TOKYO (Reuters) – Japan likely won’t seek to reverse the yen’s downtrend with exchange-rate intervention as recent falls reflect economic fundamentals, former top currency diplomat Naoyuki Shinohara told Reuters.
There is no set rule or shared agreement among G7 advanced nations on what kind of currency moves are defined as “excess volatility” that justify intervention, Shinohara said.
“But usually, when you talk about excess volatility you have in mind a timeframe of several days or weeks,” rather than several months, he said in an interview on Friday.
The remarks contrast with those of incumbent top currency diplomat Masato Kanda, who said on Wednesday that steady yen falls over a protracted period could also warrant intervention.
“Japanese authorities are well aware that they can’t reverse the market’s tide when the yen’s decline is driven by economic fundamentals,” said Shinohara, who retains close ties with incumbent policymakers.
“When you have steady yen falls over a protracted period, that’s usually a trend driven by fundamentals,” he said on the yen’s recent declines.
G7 and G20 major economies have a shared understanding that currency moves ought to reflect economic fundamentals, and that excess volatility was undesirable. Japan has used to justify this agreement to justify past forays into the currency market.
Tokyo is facing renewed pressure to combat sustained yen depreciation as investors eye prospects of higher-for-longer U.S. interest rates while the Bank of Japan remains wedded to its ultra-low interest rate policy.
Markets are on alert over the chance Tokyo may step into the market to prop up the yen, which briefly breached the 150 line against the dollar last week – a level seen by traders as authorities’ line-in-the-sand for currency intervention.

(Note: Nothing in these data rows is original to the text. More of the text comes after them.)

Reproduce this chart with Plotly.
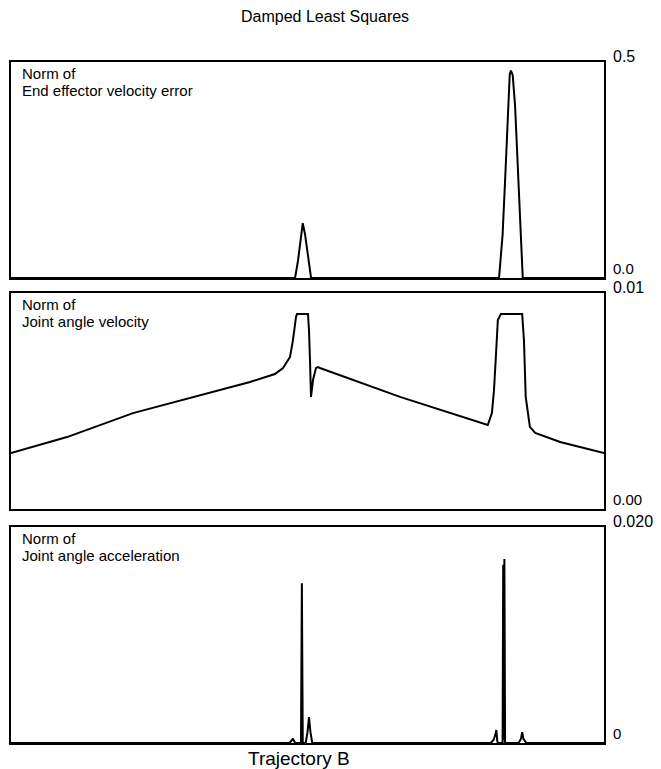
import plotly.graph_objects as go

# ---------------- data (trajectory position 0..100) ----------------
title_text = "Damped Least Squares"
xlabel_text = "Trajectory B"

panel_titles = [
    ["Norm of", "End effector velocity error"],
    ["Norm of", "Joint angle velocity"],
    ["Norm of", "Joint angle acceleration"],
]
y_ranges = [[0, 0.5], [0, 0.01], [0, 0.02]]
top_tick_labels = ["0.5", "0.01", "0.020"]
bottom_tick_labels = ["0.0", "0.00", "0"]

# Panel 1: end effector velocity error
err_t = [0, 47.9, 48.4, 48.8, 49.2, 49.6, 50.1, 50.6,
         82.3, 82.9, 83.4, 83.8, 84.1, 84.3, 84.6, 85.0, 85.5, 85.9, 86.3, 100]
err_v = [0, 0, 0.04, 0.09, 0.127, 0.10, 0.05, 0,
         0, 0.10, 0.25, 0.40, 0.47, 0.48, 0.47, 0.40, 0.25, 0.10, 0, 0]

# Panel 2: joint angle velocity
vel_t = [0, 9.44, 20.57, 31.87, 40.30, 44.5, 45.87, 47.05, 47.55, 48.06, 48.23, 50.08,
         50.25, 50.42, 50.59, 50.93, 51.43, 51.77, 52.10, 65.6, 74.2, 79.5, 80.4,
         81.1, 81.45, 81.8, 82.1, 82.6, 86.2, 86.5, 86.8, 87.5, 88.4, 92.6, 100]
vel_v = [0.00259, 0.00333, 0.00444, 0.00528, 0.00588, 0.00625, 0.00653, 0.00704, 0.00782,
         0.00889, 0.00903, 0.00903, 0.00829, 0.0069, 0.00519, 0.00597, 0.00653,
         0.00657, 0.00653, 0.00519, 0.00444, 0.00395, 0.00389, 0.00444, 0.00551,
         0.00722, 0.00875, 0.00903, 0.00903, 0.00782, 0.00519, 0.0038, 0.00352,
         0.0031, 0.00259]

# Panel 3: joint angle acceleration
acc_t = [0, 46.9, 47.3, 47.55, 47.8, 48.0, 48.9, 49.05, 49.2,
         49.7, 50.0, 50.25, 50.5, 50.8,
         80.9, 81.4, 81.7, 81.85, 82.0, 82.1, 82.9, 83.0, 83.08, 83.2, 83.32,
         85.6, 86.0, 86.2, 86.4, 86.9, 100]
acc_v = [0, 0, 0.0002, 0.0004, 0.0001, 0, 0, 0.0148, 0,
         0, 0.0010, 0.0024, 0.0010, 0,
         0, 0.0003, 0.0008, 0.0012, 0.0002, 0, 0, 0.0165, 0.0003, 0.01704, 0,
         0, 0.0004, 0.0010, 0.0004, 0, 0]

series = [(err_t, err_v), (vel_t, vel_v), (acc_t, acc_v)]

# ---------------- figure ----------------
W, H = 661, 769
m_l, m_t = 11, 62
m_r = W - 604
m_b = H - 743
plot_w = W - m_l - m_r
plot_h = H - m_t - m_b
panels_px = [(62, 278), (293, 509), (527, 743)]  # page pixel (top, bottom)
domains = [[(743 - b) / plot_h, (743 - t) / plot_h] for t, b in panels_px]


def px_x(px):
    return (px - m_l) / plot_w


def px_y(py):
    return (743 - py) / plot_h


font_family = "Liberation Sans, Arial, sans-serif"
fig = go.Figure()
layout = dict(
    width=W, height=H,
    margin=dict(l=m_l, r=m_r, t=m_t, b=m_b),
    paper_bgcolor="white", plot_bgcolor="white",
    showlegend=False,
    font=dict(family=font_family, color="black", size=15),
)
annotations = []
for i, ((tx, vy), dom) in enumerate(zip(series, domains)):
    sfx = "" if i == 0 else str(i + 1)
    fig.add_trace(go.Scatter(x=tx, y=vy, mode="lines",
                             line=dict(color="black", width=2),
                             xaxis="x" + sfx, yaxis="y" + sfx,
                             hoverinfo="skip"))
    layout["xaxis" + sfx] = dict(domain=[0, 1], range=[0, 100], anchor="y" + sfx,
                                 showline=True, mirror=True, linecolor="black",
                                 linewidth=2, showgrid=False, zeroline=False,
                                 showticklabels=False, ticks="")
    layout["yaxis" + sfx] = dict(domain=dom, range=y_ranges[i], anchor="x" + sfx,
                                 showline=True, mirror=True, linecolor="black",
                                 linewidth=2, showgrid=False, zeroline=False,
                                 showticklabels=False, ticks="")
    ydom = "y" + sfx + " domain"
    for j, line_text in enumerate(panel_titles[i]):
        annotations.append(dict(text=line_text, xref="paper", x=0, xshift=9,
                                yref=ydom, y=1, yshift=-(11 + 17 * j),
                                xanchor="left", yanchor="middle",
                                align="left", showarrow=False,
                                font=dict(size=15, family=font_family)))
    annotations.append(dict(text=top_tick_labels[i], xref="paper", x=1, xshift=7,
                            yref=ydom, y=1, yshift=-5, xanchor="left", yanchor="bottom",
                            showarrow=False, font=dict(size=16, family=font_family)))
    annotations.append(dict(text=bottom_tick_labels[i], xref="paper", x=1, xshift=7,
                            yref=ydom, y=0, yshift=-1, xanchor="left", yanchor="bottom",
                            showarrow=False, font=dict(size=15, family=font_family)))

annotations.append(dict(text=title_text, xref="paper", yref="paper",
                        x=px_x(325), y=px_y(17),
                        xanchor="center", yanchor="middle", showarrow=False,
                        font=dict(size=16, family=font_family)))
annotations.append(dict(text=xlabel_text, xref="paper", yref="paper",
                        x=px_x(299), y=px_y(758),
                        xanchor="center", yanchor="middle", showarrow=False,
                        font=dict(size=19, family=font_family)))
layout["annotations"] = annotations
fig.update_layout(**layout)
fig.write_html("out.html",
               config={"displayModeBar": False},
               post_script="document.body.style.margin='0px';"
                           "document.body.style.overflow='hidden';")
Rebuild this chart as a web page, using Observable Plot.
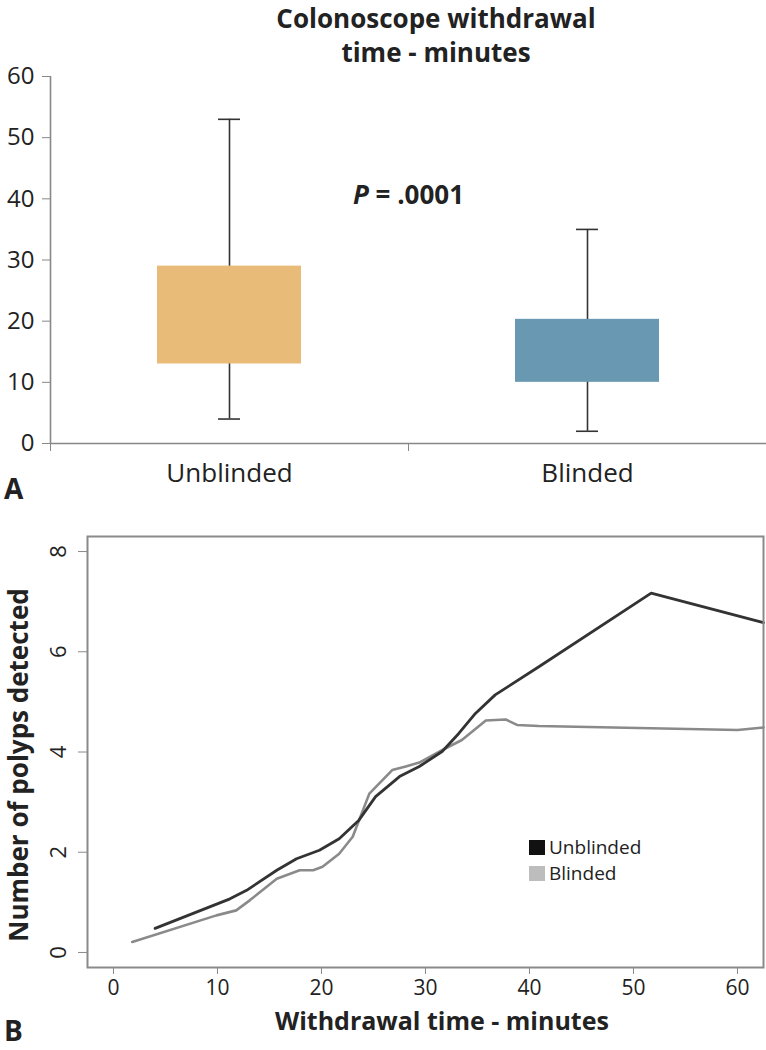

The dollar fetched 149.20 yen in Asia on Monday.
“If the recent weak yen is indeed a source of concern for Japan, the best way to deal with it would be for the BOJ to normalise its ultra-loose monetary policy,” Shinohara said.
“The finance ministry ought to focus on responding to abrupt yen moves that are out of line with the broad trend,” he said.
In Japan, the finance ministry has jurisdiction over currency policy and decides whether and when to intervene. The BOJ executes the order as the ministry’s agent.
Tokyo last intervened to buy yen in September and October last year, when the currency eventually slumped to a 32-year low of 151.94 per dollar.
Following his role as Japan’s vice finance minister for international affairs until 2009, Shinohara was deputy managing director of the International Monetary Fund until 2015.